I reasoned thusly, dry-eyed. I
felt no compulsion to cry. What’s sad
about something so smart? So sane? I would finally free everyone from having to
bear the burden of me.
It wasn’t until I called her to tell her that I was going to
do it that I cried, not sobbing but still, choked up, and with tears running,
ugly, down my cheeks and into my hair.
Onto my pillow. I heard myself,
how lame I sounded. How weak. How defenseless. I knew I would resent Gwen for having to hear
it. I wished I hadn’t called her. But then, somehow, she got me to laugh and
think of something else. And then my
crying was more coughing, and I wasn’t as fixed on the dusty-blue cross-stamps
on the Adderal, I was agreeing that it would be good to put on pants, to brush
my teeth, to go and stand in the middle of Trader Joe’s and drink a smoothie
and watch, watch the people in all their imperfect glory as they wheeled by on
their ordinary errands of sustenance and routine and wonderful prosaic
chip-and-salsa banality.
She says I owe her the Elton John song, “Someone Saved My
Life Tonight,” at karaoke in New York
at the BlogHer conference this summer.
(If I go. I may go. Money is sketchy. Let’s not talk about it.) I agree.
She knows it’s funny for me to sing something so obvious. So do I. (And I have to fight against the urge to spew the opposite of the truth, or, that is, to deliver the wretched rejection of someone who held me by the hand as I scrambled my feet in gravel on the ledge, rather than the heartfelt gratitude I know I owe. But: to owe someone to that great height, it's horrible. I know she understands and won't rub it in or try to take credit, will lightly dismiss the whole business as having been entirely up to me, and I tremble at the thought of thanking her when I recognize my own future possible desire to erase her from my life so as not to have to remember that phone call, I AM A FUCKED UP FUCKWAD, <---evidence.)
I think keeping such awful desires obvious, keeping the light focused on them,
is really important. It’s only when I
begin to pretend that I’m not going to occasionally long to (say it, Debbie,
JUST SAY IT) -- kill myself (ugh!, shudder!), to act as though I’m fine, I’m
doing fine, to act this pretend-part of fineness,
to act,
that I lose the essential piece of connectedness to whatever
keeps me from foraging for an even number of the instruments of potential
self-killing.
So I’m not consistent.
So I’m uneven and probably as bipolar as I’ve denied that I am to myself
for years after the labored diagnosis of bipolarism (combined with adhd, which
makes it all so much more confusing, like the bipolar is multiplied by the adhd
to the fourth power, or vice-versa) in November of 2000, so I don’t finish
things and I quit and I have uneven commitment to all the things I have
professed, once upon a glorious time, to love.
So I do all of this.
It doesn’t mean I am going to quit trying to live.

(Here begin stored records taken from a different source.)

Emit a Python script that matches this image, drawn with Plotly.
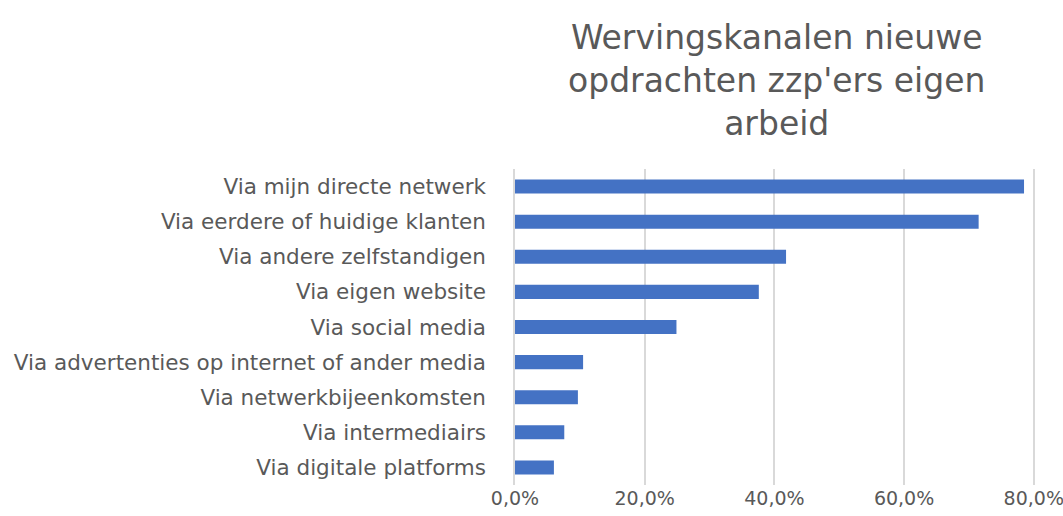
import plotly.graph_objects as go

categories = [
    "Via mijn directe netwerk",
    "Via eerdere of huidige klanten",
    "Via andere zelfstandigen",
    "Via eigen website",
    "Via social media",
    "Via advertenties op internet of ander media",
    "Via netwerkbijeenkomsten",
    "Via intermediairs",
    "Via digitale platforms",
]
values = [0.785, 0.715, 0.418, 0.376, 0.249, 0.105, 0.097, 0.076, 0.060]
x_ticks = [0, 0.2, 0.4, 0.6, 0.8]
title_text = "Wervingskanalen nieuwe<br>opdrachten zzp'ers eigen<br>arbeid"

FONT = "DejaVu Sans, sans-serif"
GRAY = "#595959"

fig = go.Figure(go.Bar(
    x=values, y=categories, orientation="h",
    marker=dict(color="#4472C4", line=dict(width=0)),
))

# plot area: y 169..485 (height 316); centre of title block ~ y=80
fig.add_annotation(
    text=title_text, showarrow=False,
    x=0.5, xref="paper", xanchor="center",
    y=(485 - 80) / 316, yref="paper", yanchor="middle",
    font=dict(family=FONT, size=33, color=GRAY),
)

fig.update_layout(
    width=1063, height=516,
    margin=dict(l=515, r=26, t=169, b=31),
    paper_bgcolor="white", plot_bgcolor="white",
    separators=",.",
    bargap=0.6,
    showlegend=False,
    font=dict(family=FONT, color=GRAY),
    xaxis=dict(
        range=[0, 0.805], tickvals=x_ticks, tickformat=".1%",
        showgrid=True, gridcolor="#d9d9d9", gridwidth=1.5,
        zeroline=False, showline=False, ticks="",
        tickfont=dict(family=FONT, size=19, color=GRAY),
        ticklabeloverflow="allow",
        automargin=False, fixedrange=True,
    ),
    yaxis=dict(
        autorange="reversed", showgrid=False, zeroline=False,
        showline=True, linecolor="#d9d9d9", linewidth=1.5,
        ticks="", ticklabelstandoff=23,
        tickfont=dict(family=FONT, size=21.5, color=GRAY),
        automargin=False, fixedrange=True,
    ),
)

fig.write_html(
    "out.html",
    config={"displayModeBar": False},
    post_script="document.body.style.margin='0';document.body.style.overflow='hidden';",
)
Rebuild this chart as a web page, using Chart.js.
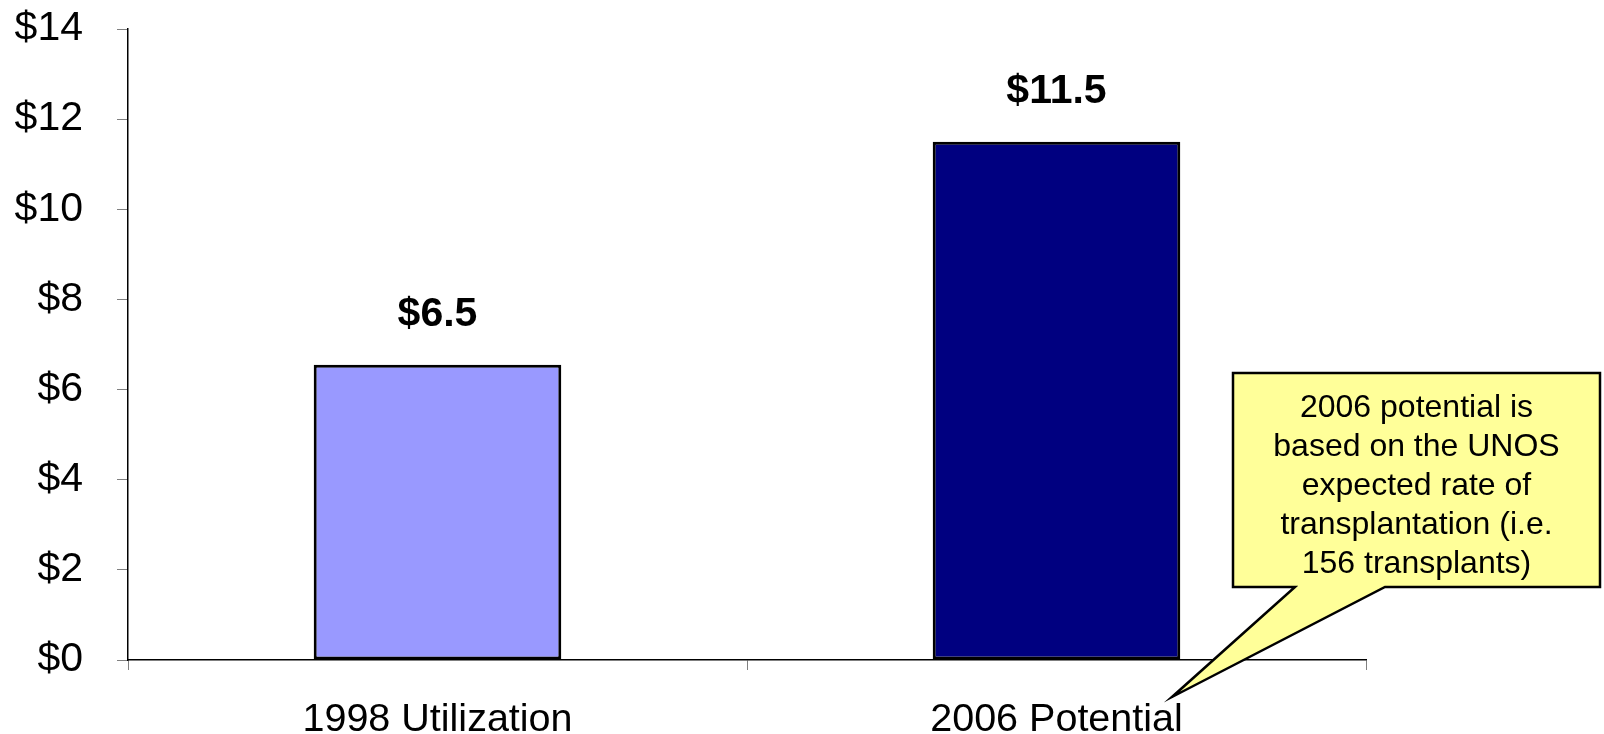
<!DOCTYPE html>
<html>
<head>
<meta charset="utf-8">
<script src="https://cdn.jsdelivr.net/npm/chart.js@4/dist/chart.umd.min.js"></script>
<style>
html,body{margin:0;padding:0;background:#fff;}
#wrap{width:1604px;height:734px;position:relative;}
</style>
</head>
<body>
<div id="wrap"><canvas id="c"></canvas></div>
<script>
const categories = ["1998 Utilization", "2006 Potential"];
const values = [6.55, 11.5];
const valueLabels = ["$6.5", "$11.5"];
const barColors = ["#9999FF", "#000080"];
const yTicks = [0, 2, 4, 6, 8, 10, 12, 14];
const calloutLines = ["2006 potential is", "based on the UNOS", "expected rate of", "transplantation (i.e.", "156 transplants)"];

const FONT = "'Liberation Sans', Arial, sans-serif";

const valueLabelPlugin = {
  id: 'valueLabels',
  afterDatasetsDraw(chart) {
    const ctx = chart.ctx;
    const meta = chart.getDatasetMeta(0);
    ctx.save();
    ctx.font = "bold 41px " + FONT;
    ctx.fillStyle = "#000";
    ctx.textAlign = "center";
    ctx.textBaseline = "alphabetic";
    meta.data.forEach((bar, i) => {
      ctx.fillText(valueLabels[i], bar.x, bar.y - 39);
    });
    ctx.restore();
  }
};

const calloutPlugin = {
  id: 'callout',
  afterDraw(chart) {
    const ctx = chart.ctx;
    const L = 1233, R = 1600, T = 373, B = 587;
    ctx.save();
    ctx.beginPath();
    ctx.moveTo(L, T);
    ctx.lineTo(R, T);
    ctx.lineTo(R, B);
    ctx.lineTo(1385, B);
    ctx.lineTo(1172, 697);
    ctx.lineTo(1295, B);
    ctx.lineTo(L, B);
    ctx.closePath();
    ctx.fillStyle = "#FFFF99";
    ctx.fill();
    ctx.lineWidth = 2.5;
    ctx.strokeStyle = "#000";
    ctx.lineJoin = "miter";
    ctx.stroke();
    ctx.font = "32px " + FONT;
    ctx.fillStyle = "#000";
    ctx.textAlign = "center";
    ctx.textBaseline = "middle";
    calloutLines.forEach((t, i) => {
      ctx.fillText(t, (L + R) / 2, 408 + i * 39);
    });
    ctx.restore();
  }
};

new Chart(document.getElementById('c'), {
  type: 'bar',
  data: {
    labels: categories,
    datasets: [{
      data: values,
      backgroundColor: barColors,
      borderColor: "#000",
      borderWidth: 3,
      borderSkipped: false,
      barPercentage: 0.4,
      categoryPercentage: 1.0
    }]
  },
  options: {
    responsive: true,
    maintainAspectRatio: false,
    animation: false,
    layout: { padding: { top: 29, right: 238, bottom: 0, left: 0 } },
    plugins: { legend: { display: false }, tooltip: { enabled: false } },
    scales: {
      x: {
        grid: { display: true, drawOnChartArea: false, drawTicks: true, tickLength: 10, color: "#808080", offset: true },
        border: { display: true, color: "#000", width: 1.5 },
        ticks: { color: "#000", font: { family: FONT, size: 39.5 }, padding: 26, maxRotation: 0 },
        afterFit(s) { s.height = 74; s.paddingLeft = 0; s.paddingRight = 0; }
      },
      y: {
        min: 0, max: 14,
        afterBuildTicks(s) { s.ticks = yTicks.map(v => ({ value: v })); },
        grid: { display: true, drawOnChartArea: false, drawTicks: true, tickLength: 11, color: "#808080" },
        border: { display: true, color: "#000", width: 1.5 },
        ticks: { color: "#000", font: { family: FONT, size: 41 }, padding: 34, callback: v => "$" + v },
        afterFit(s) { s.width = 128; s.paddingTop = 0; s.paddingBottom = 0; }
      }
    }
  },
  plugins: [valueLabelPlugin, calloutPlugin]
});
</script>
</body>
</html>
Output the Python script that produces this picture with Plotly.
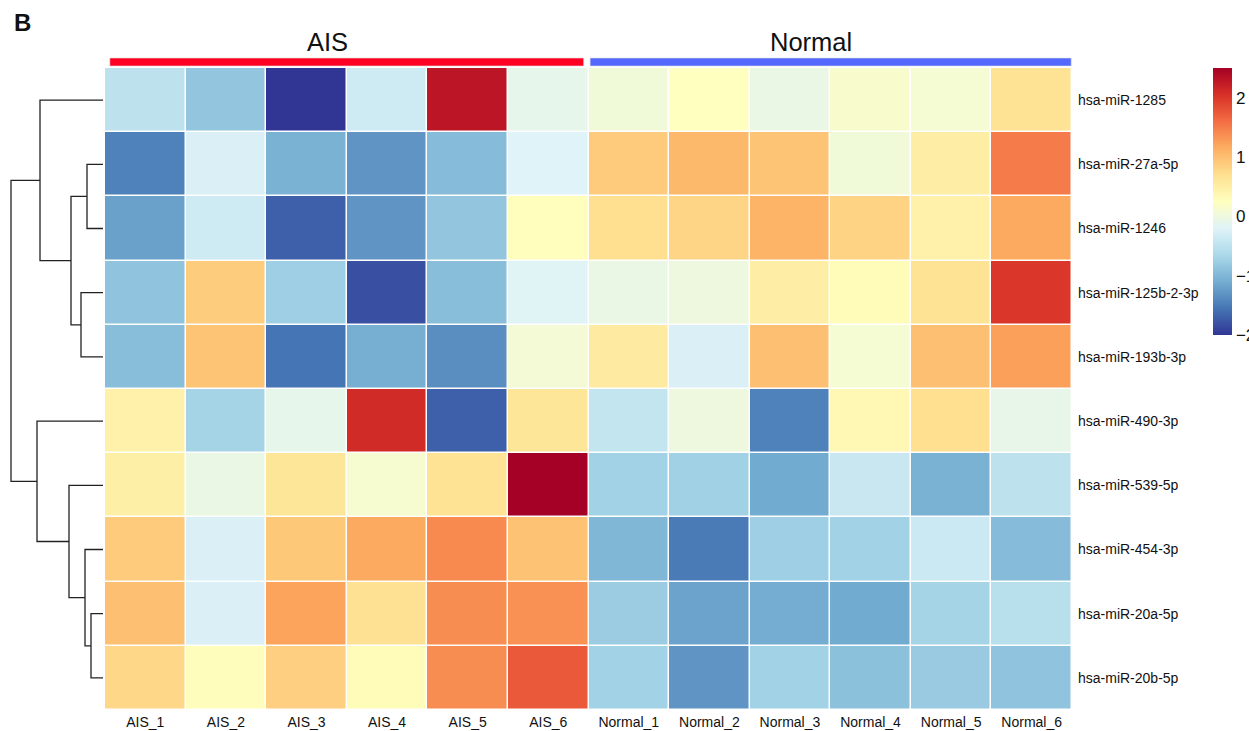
import plotly.graph_objects as go

# Samples (columns) and miRNAs (rows, in clustered order)
samples = ["AIS_1", "AIS_2", "AIS_3", "AIS_4", "AIS_5", "AIS_6",
           "Normal_1", "Normal_2", "Normal_3", "Normal_4", "Normal_5", "Normal_6"]
groups = ["AIS"] * 6 + ["Normal"] * 6
group_names = ["AIS", "Normal"]
group_colors = ["#FF0022", "#5468FF"]

mirnas = ["hsa-miR-1285", "hsa-miR-27a-5p", "hsa-miR-1246", "hsa-miR-125b-2-3p",
          "hsa-miR-193b-3p", "hsa-miR-490-3p", "hsa-miR-539-5p", "hsa-miR-454-3p",
          "hsa-miR-20a-5p", "hsa-miR-20b-5p"]

# Row-scaled expression (z-scores)
mir_1285 = [-0.50, -0.85, -2.00, -0.35, 2.30, -0.10, 0.05, 0.25, -0.05, 0.15, 0.10, 0.65]
mir_27a = [-1.45, -0.25, -1.05, -1.30, -0.95, -0.20, 0.90, 1.05, 0.95, 0.05, 0.50, 1.50]
mir_1246 = [-1.20, -0.35, -1.70, -1.30, -0.85, 0.27, 0.70, 0.80, 1.10, 0.82, 0.45, 1.18]
mir_125b = [-0.87, 0.88, -0.75, -1.82, -0.93, -0.18, -0.05, 0.00, 0.50, 0.30, 0.65, 2.00]
mir_193b = [-0.93, 0.95, -1.55, -1.08, -1.35, 0.08, 0.55, -0.25, 1.00, 0.10, 1.00, 1.25]
mir_490 = [0.45, -0.70, -0.10, 2.10, -1.70, 0.62, -0.45, 0.00, -1.45, 0.35, 0.70, -0.08]
mir_539 = [0.48, -0.05, 0.62, 0.12, 0.66, 2.50, -0.72, -0.73, -1.12, -0.40, -1.05, -0.50]
mir_454 = [0.90, -0.25, 0.92, 1.18, 1.40, 0.97, -1.00, -1.50, -0.75, -0.72, -0.38, -0.95]
mir_20a = [1.00, -0.25, 1.22, 0.68, 1.38, 1.35, -0.78, -1.18, -1.10, -1.12, -0.70, -0.55]
mir_20b = [0.78, 0.28, 0.85, 0.30, 1.38, 1.75, -0.72, -1.30, -0.72, -0.90, -0.80, -0.87]
z = [mir_1285, mir_27a, mir_1246, mir_125b, mir_193b,
     mir_490, mir_539, mir_454, mir_20a, mir_20b]

# Row clustering: (left, right, height); ints are leaf rows, "mN" are earlier merges
merges = [
    (1, 2, 16),
    (3, 4, 22),
    ("m0", "m1", 32),
    (0, "m2", 63),
    (8, 9, 12),
    (7, "m4", 18),
    (6, "m5", 34),
    (5, "m6", 66),
    ("m3", "m7", 92),
]

colorbar_ticks = [-2, -1, 0, 1, 2]

W, H = 1249, 731


def fx(px):
    return px / W


def fy(py):
    return 1 - py / H


fig = go.Figure()

fig.add_trace(go.Heatmap(
    z=z,
    x=list(range(len(samples))),
    y=list(range(len(mirnas))),
    colorscale="RdYlBu_r",
    zmin=-2.0, zmax=2.5,
    xgap=1.5, ygap=1.5,
    colorbar=dict(
        x=fx(1213), xanchor="left", xpad=0,
        y=fy(68), yanchor="top", ypad=0,
        len=267, lenmode="pixels", thickness=19,
        tickvals=colorbar_ticks, ticks="", outlinewidth=0,
        tickfont=dict(size=17, color="#111", family="Liberation Sans"),
    ),
    hoverinfo="skip",
))

# Dendrogram segments built from the merge list
pos = {}
hgt = {}
for i in range(len(mirnas)):
    pos[i] = float(i)
    hgt[i] = 0.0
dx, dy = [], []
for k, (a, b, h) in enumerate(merges):
    pa, pb = pos[a], pos[b]
    dx += [hgt[a], h, h, hgt[b], None]
    dy += [pa, pa, pb, pb, None]
    pos["m%d" % k] = (pa + pb) / 2
    hgt["m%d" % k] = h

fig.add_trace(go.Scatter(
    x=dx, y=dy, mode="lines", xaxis="x2", yaxis="y2",
    line=dict(color="#222", width=1.3), hoverinfo="skip", showlegend=False,
))

heat_dom_x = [fx(105), fx(1072)]
heat_dom_y = [fy(710), fy(68)]

fig.update_layout(
    width=W, height=H,
    margin=dict(l=0, r=0, t=0, b=0, autoexpand=False),
    paper_bgcolor="white", plot_bgcolor="white",
    font=dict(family="Liberation Sans", color="#111"),
    showlegend=False,
    xaxis=dict(domain=heat_dom_x, range=[-0.5, len(samples) - 0.5],
               tickvals=list(range(len(samples))), ticktext=samples,
               showgrid=False, zeroline=False, ticks="", showline=False,
               tickfont=dict(size=14), ticklabelstandoff=2,
               automargin=False, anchor="y"),
    yaxis=dict(domain=heat_dom_y, range=[len(mirnas) - 0.5, -0.5], side="right",
               tickvals=list(range(len(mirnas))), ticktext=mirnas,
               showgrid=False, zeroline=False, ticks="", showline=False,
               tickfont=dict(size=14), ticklabelstandoff=5,
               automargin=False, anchor="x"),
    xaxis2=dict(domain=[0, fx(105)], range=[103, -2], visible=False,
                anchor="y2", fixedrange=True),
    yaxis2=dict(domain=heat_dom_y, range=[len(mirnas) - 0.5, -0.5],
                visible=False, anchor="x2"),
)

# Column annotation bars and group titles
bar_insets = [(0.06, 0.06), (0.02, 0.01)]
title_shift = -0.24
shapes = []
annotations = []
for name, color, (lin, rin) in zip(group_names, group_colors, bar_insets):
    cols = [i for i, g in enumerate(groups) if g == name]
    first, last = cols[0], cols[-1]
    shapes.append(dict(
        type="rect", xref="x", yref="paper",
        x0=first - 0.5 + lin, x1=last + 0.5 - rin,
        y0=fy(66), y1=fy(58),
        fillcolor=color, line=dict(color="#ddd", width=0.6),
    ))
    annotations.append(dict(
        text=name, xref="x", yref="paper", x=(first + last) / 2 + title_shift,
        y=fy(42), showarrow=False, yanchor="middle", xanchor="center",
        font=dict(size=25.5, color="#111"),
    ))

annotations.append(dict(
    text="<b>B</b>", xref="paper", yref="paper", x=fx(22), y=fy(23),
    showarrow=False, xanchor="center", yanchor="middle",
    font=dict(size=24, color="#111"),
))

fig.update_layout(shapes=shapes, annotations=annotations)

fig.write_html("out.html")
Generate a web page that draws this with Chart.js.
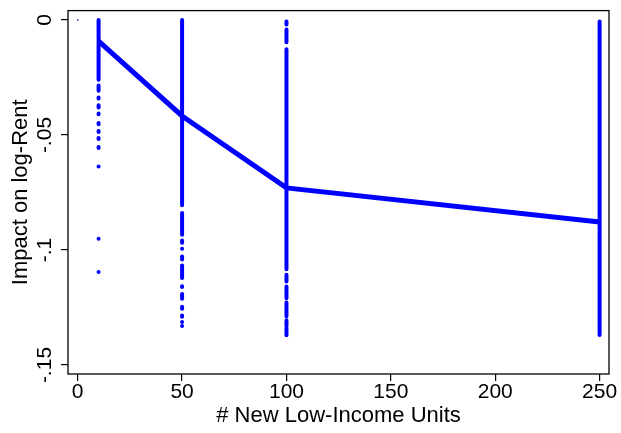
<!DOCTYPE html>
<html>
<head>
<meta charset="utf-8">
<script src="https://cdn.jsdelivr.net/npm/chart.js@4"></script>
<style>
  html, body { margin: 0; padding: 0; background: #fff; }
  #wrap { width: 621px; height: 433px; }
</style>
</head>
<body>
<div id="wrap"><canvas id="chartImpact"></canvas></div>
<script>
// mean impact by number of new low-income units
const unitLevels = [10, 50, 100, 250];
const meanImpact = [-0.0092, -0.0417, -0.0730, -0.0878];

// observed estimates at each level: dense runs [top, bottom] and lone dots
const runs10 = [[0, -0.0260], [-0.0285, -0.0307], [-0.0337, -0.0341], [-0.0371, -0.0380],
  [-0.0406, -0.0410], [-0.0448, -0.0453], [-0.0483, -0.0487], [-0.0513, -0.0517], [-0.0552, -0.0556]];
const dots10 = [-0.0637, -0.0951, -0.1095];
const runs50 = [[0, -0.0805], [-0.0839, -0.0934], [-0.0959, -0.0968], [-0.1028, -0.1041],
  [-0.1067, -0.1122], [-0.1157, -0.1161], [-0.1191, -0.1212], [-0.1247, -0.1255], [-0.1285, -0.1290]];
const dots50 = [-0.0994, -0.1313, -0.1330];
const runs100 = [[-0.0006, -0.0019], [-0.0041, -0.0097], [-0.0127, -0.1084], [-0.1107, -0.1137],
  [-0.1159, -0.1210], [-0.1228, -0.1288], [-0.1305, -0.1330], [-0.1339, -0.1370]];
const runs250 = [[-0.0006, -0.1369]];
const zeroObs = [{x: 0, y: 0}];

const xTicks = [0, 50, 100, 150, 200, 250];
const yTicks = [0, -0.05, -0.1, -0.15];
const yTickLabels = ['0', '-.05', '-.1', '-.15'];

const blue = '#0000ff';

function runPoints(x, runs) {
  let pts = [];
  for (let i = 0; i < runs.length; i++) {
    pts.push({x: x, y: runs[i][0]});
    pts.push({x: x, y: runs[i][1]});
    pts.push({x: x, y: null});
  }
  return pts;
}

const stripData = [].concat(
  runPoints(unitLevels[0], runs10),
  runPoints(unitLevels[1], runs50),
  runPoints(unitLevels[2], runs100),
  runPoints(unitLevels[3], runs250)
);
const dotData = dots10.map(v => ({x: unitLevels[0], y: v}))
  .concat(dots50.map(v => ({x: unitLevels[1], y: v})));

const frame = {
  id: 'frame',
  afterDraw(chart) {
    const a = chart.chartArea;
    const c = chart.ctx;
    c.save();
    c.strokeStyle = '#000';
    c.lineWidth = 1.3;
    c.strokeRect(a.left, a.top, a.right - a.left, a.bottom - a.top);
    c.restore();
  }
};

const ctx = document.getElementById('chartImpact');

new Chart(ctx, {
  type: 'scatter',
  data: {
    datasets: [
      {
        data: stripData,
        showLine: true,
        spanGaps: false,
        borderColor: blue,
        borderWidth: 4,
        borderCapStyle: 'round',
        pointRadius: 0
      },
      {
        data: dotData,
        backgroundColor: blue,
        borderWidth: 0,
        pointRadius: 2
      },
      {
        data: zeroObs,
        backgroundColor: '#303090',
        borderWidth: 0,
        pointRadius: 0.9
      },
      {
        data: unitLevels.map((u, i) => ({x: u, y: meanImpact[i]})),
        showLine: true,
        borderColor: blue,
        borderWidth: 5,
        pointRadius: 0
      }
    ]
  },
  options: {
    responsive: true,
    maintainAspectRatio: false,
    animation: false,
    layout: { padding: { top: 6, right: 12, left: 0, bottom: 0 } },
    scales: {
      x: {
        type: 'linear',
        min: -4.65,
        max: 254.5,
        afterFit: s => { s.height = 59; },
        afterBuildTicks: s => { s.ticks = xTicks.map(v => ({value: v})); },
        grid: { drawOnChartArea: false, drawTicks: true, tickLength: 7, color: '#000', lineWidth: 1.2 },
        border: { display: false },
        ticks: {
          color: '#000',
          font: { family: 'Liberation Sans', size: 21 },
          padding: -1,
          maxRotation: 0,
          callback: v => String(v)
        },
        title: {
          display: true,
          text: '# New Low-Income Units',
          color: '#000',
          font: { family: 'Liberation Sans', size: 22 },
          padding: { top: 0, bottom: 4 }
        }
      },
      y: {
        type: 'linear',
        min: -0.1539,
        max: 0.0041,
        afterFit: s => { s.width = 68; },
        afterBuildTicks: s => { s.ticks = yTicks.map(v => ({value: v})); },
        grid: { drawOnChartArea: false, drawTicks: true, tickLength: 7, color: '#000', lineWidth: 1.2 },
        border: { display: false },
        ticks: {
          color: '#000',
          font: { family: 'Liberation Sans', size: 21 },
          minRotation: 90,
          maxRotation: 90,
          crossAlign: 'center',
          padding: -2,
          callback: (v, i) => yTickLabels[i]
        },
        title: {
          display: true,
          text: 'Impact on log-Rent',
          color: '#000',
          font: { family: 'Liberation Sans', size: 22 },
          padding: { top: 8, bottom: 0 }
        }
      }
    },
    plugins: {
      legend: { display: false },
      tooltip: { enabled: false }
    }
  },
  plugins: [frame]
});
</script>
</body>
</html>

I’M NOT GOING TO QUIT TRYING TO LIVE.
Okay? Okay.
*
And then I did a brilliant thing and submitted this piece to Brene Brown's amazing blog, A Week of Worthiness, in answer to her request for pieces on working to be okay. Which I'm doing. Just, well, some days are harder than others. This is the best I could do yesterday. Which means I! WIN! (for now).
(Good enough.)
*
Updated to point you here: ADHD mommy.
(Because it's a thank-you card of sorts.) (I am crap at saying thanks and feeling it's remotely sufficient.)